_SOURCE EXCERPT_:
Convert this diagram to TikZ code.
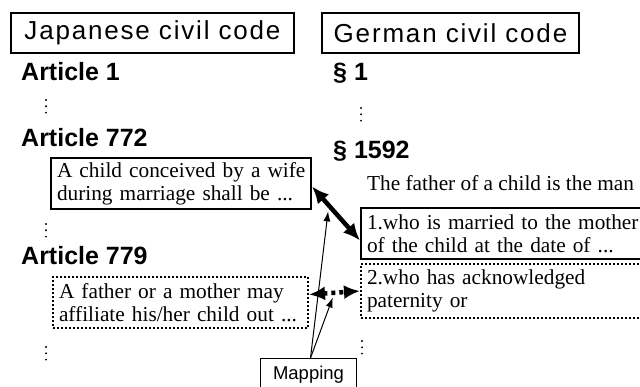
\documentclass[tikz,border=0pt]{standalone}
\usepackage{fontspec}
\setmainfont{Liberation Serif}
\setsansfont{Liberation Sans}
\newfontfamily\hdrfont[LetterSpace=7]{Liberation Sans}
\usetikzlibrary{arrows.meta,calc}
\begin{document}
\begin{tikzpicture}[x=1pt,y=-1pt,
  hdr/.style={draw, line width=2pt, font=\hdrfont\fontsize{26}{30}\selectfont,
    minimum height=40pt, inner sep=0pt, anchor=north west},
  art/.style={font=\sffamily\bfseries\fontsize{25}{30}\selectfont, anchor=base west, inner sep=0pt},
  txt/.style={font=\rmfamily\fontsize{21.3}{23}\selectfont, align=left, anchor=north west,
    inner xsep=6pt, inner ysep=0pt, line width=2pt},
  solidbox/.style={txt, draw},
  dotbox/.style={txt, draw, dash pattern=on 2pt off 2pt},
  plain/.style={font=\rmfamily\fontsize{21.3}{23}\selectfont, anchor=base west, inner sep=0pt},
  mapbox/.style={draw, line width=1pt, font=\sffamily\fontsize{18.5}{20}\selectfont, anchor=north west,
    minimum width=96pt, text height=13pt, text depth=15pt, inner ysep=8pt},
  bigarrow/.style={line width=4.5pt, {Latex[length=17pt,width=15pt]}-{Latex[length=17pt,width=15pt]}},
  dotarrow/.style={line width=4.5pt, dash pattern=on 4pt off 4pt, {Latex[length=16pt,width=14pt]}-{Latex[length=16pt,width=14pt]}},
  thinarrow/.style={line width=1pt, -{Latex[length=10pt,width=7pt]}},
  vdot/.pic={\foreach \k in {0,6.3,12.6} \fill (0,\k) circle[radius=1.05pt];}
]
\useasboundingbox (0,0) rectangle (640,387);
\clip (0,0) rectangle (640,387);

% headers
\node[hdr, minimum width=283pt] (jh) at (10,12) {Japanese civil code};
\node[hdr, minimum width=257pt] (gh) at (321,12) {German civil code};

% left column
\node[art] (a1) at (21,81) {Article 1};
\pic at (46,100) {vdot};
\node[art] (a772) at (21,147) {Article 772};
\node[solidbox, minimum height=51pt, text width=248pt] (j772) at (50,157)
  {\mbox{A child conceived by a wife}\\\mbox{during marriage shall be ...}};
\pic at (46,224) {vdot};
\node[art] (a779) at (21,265) {Article 779};
\node[dotbox, minimum height=51pt, text width=243pt] (j779) at (52,276)
  {\mbox{A father or a mother may}\\\mbox{affiliate his/her child out ...}};
\pic at (46,347) {vdot};

% right column
\node[art] (s1) at (333,81) {§ 1};
\pic at (361,108) {vdot};
\node[art] (s1592) at (333,159) {§ 1592};
\node[plain] (fth) at (367,191) {The father of a child is the man};
\node[solidbox, minimum height=51pt, text width=300pt] (g1) at (360,207)
  {\mbox{1.who is married to the mother}\\\mbox{of the child at the date of ...}};
\node[dotbox, minimum height=54pt, text width=300pt] (g2) at (360,263)
  {\mbox{2.who has acknowledged}\\\mbox{paternity or}};
\pic at (362,341) {vdot};

% mapping
\node[mapbox] (map) at (260,358) {Mapping};

% connectors
\draw[bigarrow] ([yshift=-3pt]j772.east) -- coordinate[pos=0.35] (m1) ([yshift=-7pt]g1.west);
\draw[dotarrow] ([yshift=8pt]j779.east) -- coordinate[pos=0.5] (m2) (g2.west);
\draw[thinarrow, shorten >=6pt] ([xshift=2pt]map.north) -- (m1);
\draw[thinarrow, shorten >=5pt] ([xshift=2pt]map.north) -- (m2);
\end{tikzpicture}
\end{document}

_EXERCISE GOAL_: Extract the full listing above verbatim; pictures are to be left out of the copy.

_TASK OUTPUT_:
Convert this diagram to TikZ code.
\documentclass[tikz,border=0pt]{standalone}
\usepackage{fontspec}
\setmainfont{Liberation Serif}
\setsansfont{Liberation Sans}
\newfontfamily\hdrfont[LetterSpace=7]{Liberation Sans}
\usetikzlibrary{arrows.meta,calc}
\begin{document}
\begin{tikzpicture}[x=1pt,y=-1pt,
  hdr/.style={draw, line width=2pt, font=\hdrfont\fontsize{26}{30}\selectfont,
    minimum height=40pt, inner sep=0pt, anchor=north west},
  art/.style={font=\sffamily\bfseries\fontsize{25}{30}\selectfont, anchor=base west, inner sep=0pt},
  txt/.style={font=\rmfamily\fontsize{21.3}{23}\selectfont, align=left, anchor=north west,
    inner xsep=6pt, inner ysep=0pt, line width=2pt},
  solidbox/.style={txt, draw},
  dotbox/.style={txt, draw, dash pattern=on 2pt off 2pt},
  plain/.style={font=\rmfamily\fontsize{21.3}{23}\selectfont, anchor=base west, inner sep=0pt},
  mapbox/.style={draw, line width=1pt, font=\sffamily\fontsize{18.5}{20}\selectfont, anchor=north west,
    minimum width=96pt, text height=13pt, text depth=15pt, inner ysep=8pt},
  bigarrow/.style={line width=4.5pt, {Latex[length=17pt,width=15pt]}-{Latex[length=17pt,width=15pt]}},
  dotarrow/.style={line width=4.5pt, dash pattern=on 4pt off 4pt, {Latex[length=16pt,width=14pt]}-{Latex[length=16pt,width=14pt]}},
  thinarrow/.style={line width=1pt, -{Latex[length=10pt,width=7pt]}},
  vdot/.pic={\foreach \k in {0,6.3,12.6} \fill (0,\k) circle[radius=1.05pt];}
]
\useasboundingbox (0,0) rectangle (640,387);
\clip (0,0) rectangle (640,387);

% headers
\node[hdr, minimum width=283pt] (jh) at (10,12) {Japanese civil code};
\node[hdr, minimum width=257pt] (gh) at (321,12) {German civil code};

% left column
\node[art] (a1) at (21,81) {Article 1};
\pic at (46,100) {vdot};
\node[art] (a772) at (21,147) {Article 772};
\node[solidbox, minimum height=51pt, text width=248pt] (j772) at (50,157)
  {\mbox{A child conceived by a wife}\\\mbox{during marriage shall be ...}};
\pic at (46,224) {vdot};
\node[art] (a779) at (21,265) {Article 779};
\node[dotbox, minimum height=51pt, text width=243pt] (j779) at (52,276)
  {\mbox{A father or a mother may}\\\mbox{affiliate his/her child out ...}};
\pic at (46,347) {vdot};

% right column
\node[art] (s1) at (333,81) {§ 1};
\pic at (361,108) {vdot};
\node[art] (s1592) at (333,159) {§ 1592};
\node[plain] (fth) at (367,191) {The father of a child is the man};
\node[solidbox, minimum height=51pt, text width=300pt] (g1) at (360,207)
  {\mbox{1.who is married to the mother}\\\mbox{of the child at the date of ...}};
\node[dotbox, minimum height=54pt, text width=300pt] (g2) at (360,263)
  {\mbox{2.who has acknowledged}\\\mbox{paternity or}};
\pic at (362,341) {vdot};

% mapping
\node[mapbox] (map) at (260,358) {Mapping};

% connectors
\draw[bigarrow] ([yshift=-3pt]j772.east) -- coordinate[pos=0.35] (m1) ([yshift=-7pt]g1.west);
\draw[dotarrow] ([yshift=8pt]j779.east) -- coordinate[pos=0.5] (m2) (g2.west);
\draw[thinarrow, shorten >=6pt] ([xshift=2pt]map.north) -- (m1);
\draw[thinarrow, shorten >=5pt] ([xshift=2pt]map.north) -- (m2);
\end{tikzpicture}
\end{document}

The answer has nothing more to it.